**What to do**.
Omit the pictures and output exactly the lines from the start of the entries through the line containing "15, 17, 19];".

____________

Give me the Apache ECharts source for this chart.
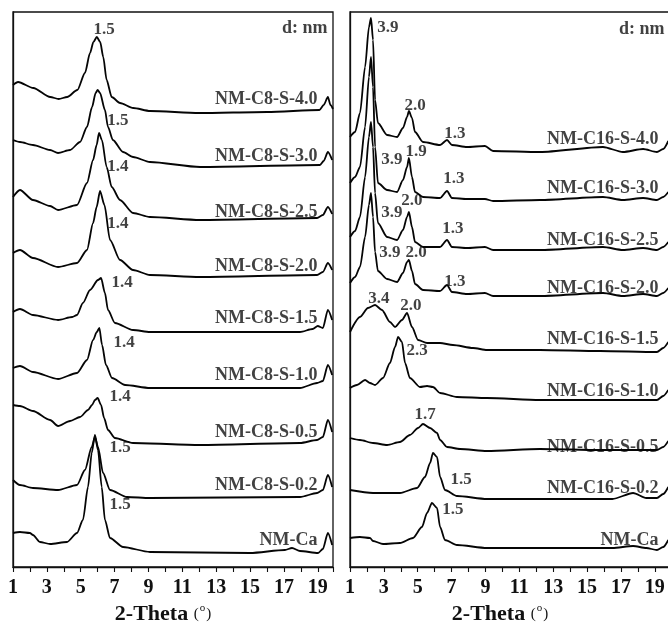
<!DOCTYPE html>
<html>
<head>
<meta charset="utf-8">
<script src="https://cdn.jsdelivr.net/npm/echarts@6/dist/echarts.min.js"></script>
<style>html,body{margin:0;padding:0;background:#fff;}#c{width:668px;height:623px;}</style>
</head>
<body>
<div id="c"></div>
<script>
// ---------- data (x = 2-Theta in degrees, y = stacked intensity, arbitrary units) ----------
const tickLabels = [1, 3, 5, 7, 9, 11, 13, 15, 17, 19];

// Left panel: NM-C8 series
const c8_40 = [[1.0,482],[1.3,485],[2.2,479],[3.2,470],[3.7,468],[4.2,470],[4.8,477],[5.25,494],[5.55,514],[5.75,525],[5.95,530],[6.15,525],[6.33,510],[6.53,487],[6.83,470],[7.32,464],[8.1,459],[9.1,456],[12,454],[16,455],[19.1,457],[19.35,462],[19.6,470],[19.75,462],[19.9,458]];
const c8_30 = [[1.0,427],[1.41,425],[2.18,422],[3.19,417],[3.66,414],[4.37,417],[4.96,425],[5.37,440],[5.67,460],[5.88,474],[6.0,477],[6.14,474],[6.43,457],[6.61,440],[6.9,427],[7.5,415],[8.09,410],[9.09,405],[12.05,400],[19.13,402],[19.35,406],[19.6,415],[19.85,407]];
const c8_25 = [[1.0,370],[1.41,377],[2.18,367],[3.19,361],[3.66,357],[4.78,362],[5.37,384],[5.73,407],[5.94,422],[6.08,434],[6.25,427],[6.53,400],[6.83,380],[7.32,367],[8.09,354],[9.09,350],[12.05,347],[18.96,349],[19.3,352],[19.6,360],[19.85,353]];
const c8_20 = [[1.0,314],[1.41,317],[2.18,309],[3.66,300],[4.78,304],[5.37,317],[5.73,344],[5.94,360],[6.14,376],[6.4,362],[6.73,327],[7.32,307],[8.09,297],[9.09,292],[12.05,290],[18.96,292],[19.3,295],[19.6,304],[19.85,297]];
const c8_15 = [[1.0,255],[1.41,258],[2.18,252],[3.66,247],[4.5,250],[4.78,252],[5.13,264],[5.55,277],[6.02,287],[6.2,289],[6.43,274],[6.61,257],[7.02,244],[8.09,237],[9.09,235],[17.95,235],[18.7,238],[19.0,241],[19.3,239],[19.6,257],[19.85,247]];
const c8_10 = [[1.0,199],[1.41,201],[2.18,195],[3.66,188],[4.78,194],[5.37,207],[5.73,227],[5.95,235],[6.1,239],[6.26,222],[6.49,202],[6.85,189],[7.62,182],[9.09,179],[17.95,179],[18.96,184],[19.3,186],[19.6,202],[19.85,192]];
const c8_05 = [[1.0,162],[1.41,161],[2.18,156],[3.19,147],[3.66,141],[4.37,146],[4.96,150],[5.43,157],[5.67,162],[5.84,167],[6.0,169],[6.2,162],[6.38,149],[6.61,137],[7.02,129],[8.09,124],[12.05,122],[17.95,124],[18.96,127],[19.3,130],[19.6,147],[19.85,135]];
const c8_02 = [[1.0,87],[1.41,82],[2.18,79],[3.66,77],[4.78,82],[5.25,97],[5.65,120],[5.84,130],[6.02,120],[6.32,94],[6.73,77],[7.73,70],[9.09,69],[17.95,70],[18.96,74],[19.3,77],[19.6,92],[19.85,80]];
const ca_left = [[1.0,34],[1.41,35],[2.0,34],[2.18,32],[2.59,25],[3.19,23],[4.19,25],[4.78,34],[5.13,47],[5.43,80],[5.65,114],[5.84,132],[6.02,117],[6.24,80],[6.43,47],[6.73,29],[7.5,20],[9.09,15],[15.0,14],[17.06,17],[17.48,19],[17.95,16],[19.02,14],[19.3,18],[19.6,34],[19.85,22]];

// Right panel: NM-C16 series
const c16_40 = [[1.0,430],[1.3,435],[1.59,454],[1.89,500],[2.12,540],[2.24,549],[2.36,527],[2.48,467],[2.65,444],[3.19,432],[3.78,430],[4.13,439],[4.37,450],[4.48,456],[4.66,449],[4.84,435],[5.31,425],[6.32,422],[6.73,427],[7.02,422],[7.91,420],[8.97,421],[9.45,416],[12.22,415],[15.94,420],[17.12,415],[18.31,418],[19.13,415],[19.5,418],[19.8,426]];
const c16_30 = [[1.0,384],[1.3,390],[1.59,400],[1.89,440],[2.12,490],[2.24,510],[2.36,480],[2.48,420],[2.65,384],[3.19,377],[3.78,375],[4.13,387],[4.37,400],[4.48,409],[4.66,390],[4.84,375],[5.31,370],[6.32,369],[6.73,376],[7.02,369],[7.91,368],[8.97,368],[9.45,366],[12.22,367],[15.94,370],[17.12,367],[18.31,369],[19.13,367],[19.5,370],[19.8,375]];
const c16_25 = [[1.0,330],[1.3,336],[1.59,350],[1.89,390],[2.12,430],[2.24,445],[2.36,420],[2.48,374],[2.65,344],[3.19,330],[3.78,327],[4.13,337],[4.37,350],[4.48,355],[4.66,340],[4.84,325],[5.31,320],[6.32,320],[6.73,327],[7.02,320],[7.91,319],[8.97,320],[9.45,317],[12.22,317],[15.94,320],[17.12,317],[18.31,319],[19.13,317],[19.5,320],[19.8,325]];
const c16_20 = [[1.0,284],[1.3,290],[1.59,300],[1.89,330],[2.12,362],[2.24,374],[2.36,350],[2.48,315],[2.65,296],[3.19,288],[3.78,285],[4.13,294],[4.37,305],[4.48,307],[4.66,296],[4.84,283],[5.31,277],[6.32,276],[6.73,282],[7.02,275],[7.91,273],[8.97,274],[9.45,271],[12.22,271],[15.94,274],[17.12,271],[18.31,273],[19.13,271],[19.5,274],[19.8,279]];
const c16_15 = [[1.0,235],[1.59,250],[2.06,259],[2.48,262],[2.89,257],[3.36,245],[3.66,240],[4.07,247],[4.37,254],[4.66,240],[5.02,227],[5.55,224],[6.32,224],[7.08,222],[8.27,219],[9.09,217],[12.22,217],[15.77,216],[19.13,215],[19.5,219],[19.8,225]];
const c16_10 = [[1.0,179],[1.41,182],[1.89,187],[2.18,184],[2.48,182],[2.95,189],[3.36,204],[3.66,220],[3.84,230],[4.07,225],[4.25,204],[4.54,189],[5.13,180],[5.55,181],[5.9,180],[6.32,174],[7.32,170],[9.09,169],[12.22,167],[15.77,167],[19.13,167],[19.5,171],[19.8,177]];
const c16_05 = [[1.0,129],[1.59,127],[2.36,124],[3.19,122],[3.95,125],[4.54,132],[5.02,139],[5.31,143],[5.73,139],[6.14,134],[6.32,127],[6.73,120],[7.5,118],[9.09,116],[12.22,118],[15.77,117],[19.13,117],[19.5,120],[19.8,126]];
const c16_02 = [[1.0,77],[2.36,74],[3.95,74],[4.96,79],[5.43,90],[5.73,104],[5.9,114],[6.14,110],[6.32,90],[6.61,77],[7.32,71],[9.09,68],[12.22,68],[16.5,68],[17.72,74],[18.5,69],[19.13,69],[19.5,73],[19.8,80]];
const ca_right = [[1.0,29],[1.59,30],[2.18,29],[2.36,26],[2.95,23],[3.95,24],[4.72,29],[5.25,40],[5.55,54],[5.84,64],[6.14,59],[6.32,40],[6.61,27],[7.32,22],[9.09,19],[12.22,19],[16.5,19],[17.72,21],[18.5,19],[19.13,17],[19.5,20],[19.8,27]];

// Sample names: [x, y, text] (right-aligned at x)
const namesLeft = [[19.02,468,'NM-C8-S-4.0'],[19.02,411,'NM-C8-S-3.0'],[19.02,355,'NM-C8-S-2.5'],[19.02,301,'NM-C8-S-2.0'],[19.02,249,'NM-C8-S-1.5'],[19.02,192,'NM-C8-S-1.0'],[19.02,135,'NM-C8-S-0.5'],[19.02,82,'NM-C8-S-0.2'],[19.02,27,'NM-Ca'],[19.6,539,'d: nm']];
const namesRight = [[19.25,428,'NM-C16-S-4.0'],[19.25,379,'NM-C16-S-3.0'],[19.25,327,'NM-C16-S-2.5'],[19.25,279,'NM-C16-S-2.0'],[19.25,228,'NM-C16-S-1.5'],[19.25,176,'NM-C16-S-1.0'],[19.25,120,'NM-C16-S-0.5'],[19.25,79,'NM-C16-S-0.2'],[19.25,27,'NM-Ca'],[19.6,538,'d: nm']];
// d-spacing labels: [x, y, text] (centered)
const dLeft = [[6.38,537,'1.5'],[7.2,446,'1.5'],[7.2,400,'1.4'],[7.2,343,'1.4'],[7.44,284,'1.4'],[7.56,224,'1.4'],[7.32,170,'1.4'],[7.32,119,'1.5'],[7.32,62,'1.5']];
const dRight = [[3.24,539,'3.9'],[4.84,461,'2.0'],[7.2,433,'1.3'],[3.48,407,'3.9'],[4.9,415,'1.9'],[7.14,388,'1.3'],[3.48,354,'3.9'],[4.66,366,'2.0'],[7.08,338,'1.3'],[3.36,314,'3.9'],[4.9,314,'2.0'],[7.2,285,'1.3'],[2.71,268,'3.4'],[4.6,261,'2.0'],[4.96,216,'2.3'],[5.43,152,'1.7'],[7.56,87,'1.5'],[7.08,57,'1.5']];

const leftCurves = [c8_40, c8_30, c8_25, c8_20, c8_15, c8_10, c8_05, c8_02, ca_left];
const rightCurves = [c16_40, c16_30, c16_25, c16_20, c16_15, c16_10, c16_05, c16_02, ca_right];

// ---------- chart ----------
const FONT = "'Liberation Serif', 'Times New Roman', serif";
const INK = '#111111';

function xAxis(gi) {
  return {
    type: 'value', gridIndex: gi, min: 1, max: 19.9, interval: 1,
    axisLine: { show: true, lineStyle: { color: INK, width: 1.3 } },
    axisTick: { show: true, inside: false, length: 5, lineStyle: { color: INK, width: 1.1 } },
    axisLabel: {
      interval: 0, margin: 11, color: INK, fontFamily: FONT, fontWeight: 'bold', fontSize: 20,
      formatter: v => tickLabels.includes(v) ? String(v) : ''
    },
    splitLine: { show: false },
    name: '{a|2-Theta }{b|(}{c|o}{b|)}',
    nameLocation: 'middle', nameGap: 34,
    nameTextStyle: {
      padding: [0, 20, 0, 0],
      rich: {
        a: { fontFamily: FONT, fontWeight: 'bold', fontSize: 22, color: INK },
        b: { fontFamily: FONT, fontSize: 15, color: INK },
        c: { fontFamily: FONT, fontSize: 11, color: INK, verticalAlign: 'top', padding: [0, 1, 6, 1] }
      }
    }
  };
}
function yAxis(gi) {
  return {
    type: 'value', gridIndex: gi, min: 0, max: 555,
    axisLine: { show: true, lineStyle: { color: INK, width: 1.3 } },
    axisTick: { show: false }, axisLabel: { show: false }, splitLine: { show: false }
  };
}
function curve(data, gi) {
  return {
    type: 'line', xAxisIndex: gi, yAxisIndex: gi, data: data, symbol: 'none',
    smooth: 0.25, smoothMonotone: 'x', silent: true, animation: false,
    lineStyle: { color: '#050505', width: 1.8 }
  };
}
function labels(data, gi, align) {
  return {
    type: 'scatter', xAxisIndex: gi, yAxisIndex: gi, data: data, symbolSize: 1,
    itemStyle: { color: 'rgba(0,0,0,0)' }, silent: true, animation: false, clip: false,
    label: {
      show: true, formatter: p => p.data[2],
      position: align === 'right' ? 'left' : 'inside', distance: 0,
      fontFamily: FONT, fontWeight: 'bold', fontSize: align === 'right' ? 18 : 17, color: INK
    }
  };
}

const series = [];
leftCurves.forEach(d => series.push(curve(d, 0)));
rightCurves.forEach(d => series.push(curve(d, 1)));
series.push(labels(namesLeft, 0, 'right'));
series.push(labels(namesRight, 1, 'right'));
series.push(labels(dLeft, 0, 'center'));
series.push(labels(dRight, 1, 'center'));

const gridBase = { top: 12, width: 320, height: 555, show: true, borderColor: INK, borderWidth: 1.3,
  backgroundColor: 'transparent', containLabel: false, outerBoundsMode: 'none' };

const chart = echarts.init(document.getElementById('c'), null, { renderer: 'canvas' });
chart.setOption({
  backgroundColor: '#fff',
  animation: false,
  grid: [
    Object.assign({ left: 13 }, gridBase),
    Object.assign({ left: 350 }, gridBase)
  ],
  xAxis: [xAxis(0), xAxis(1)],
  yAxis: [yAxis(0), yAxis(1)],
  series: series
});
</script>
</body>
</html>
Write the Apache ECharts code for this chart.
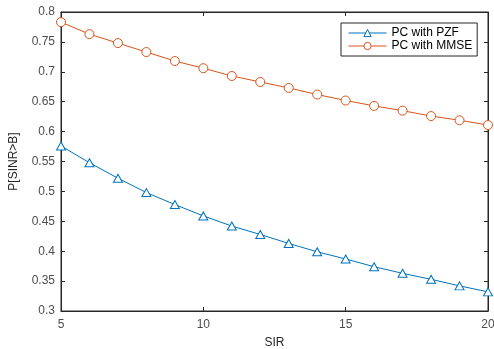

____________

**Solution to this exercise**.
Give me the Apache ECharts source for this chart.
<!DOCTYPE html>
<html>
<head>
<meta charset="utf-8">
<script src="https://cdn.jsdelivr.net/npm/echarts@6/dist/echarts.min.js"></script>
<style>html,body{margin:0;padding:0;background:#fff;}#c{width:668px;height:623px;}</style>
</head>
<body>
<div id="c"></div>
<script>
// ---------- data (x = 2-Theta in degrees, y = stacked intensity, arbitrary units) ----------
const tickLabels = [1, 3, 5, 7, 9, 11, 13, 15, 17, 19];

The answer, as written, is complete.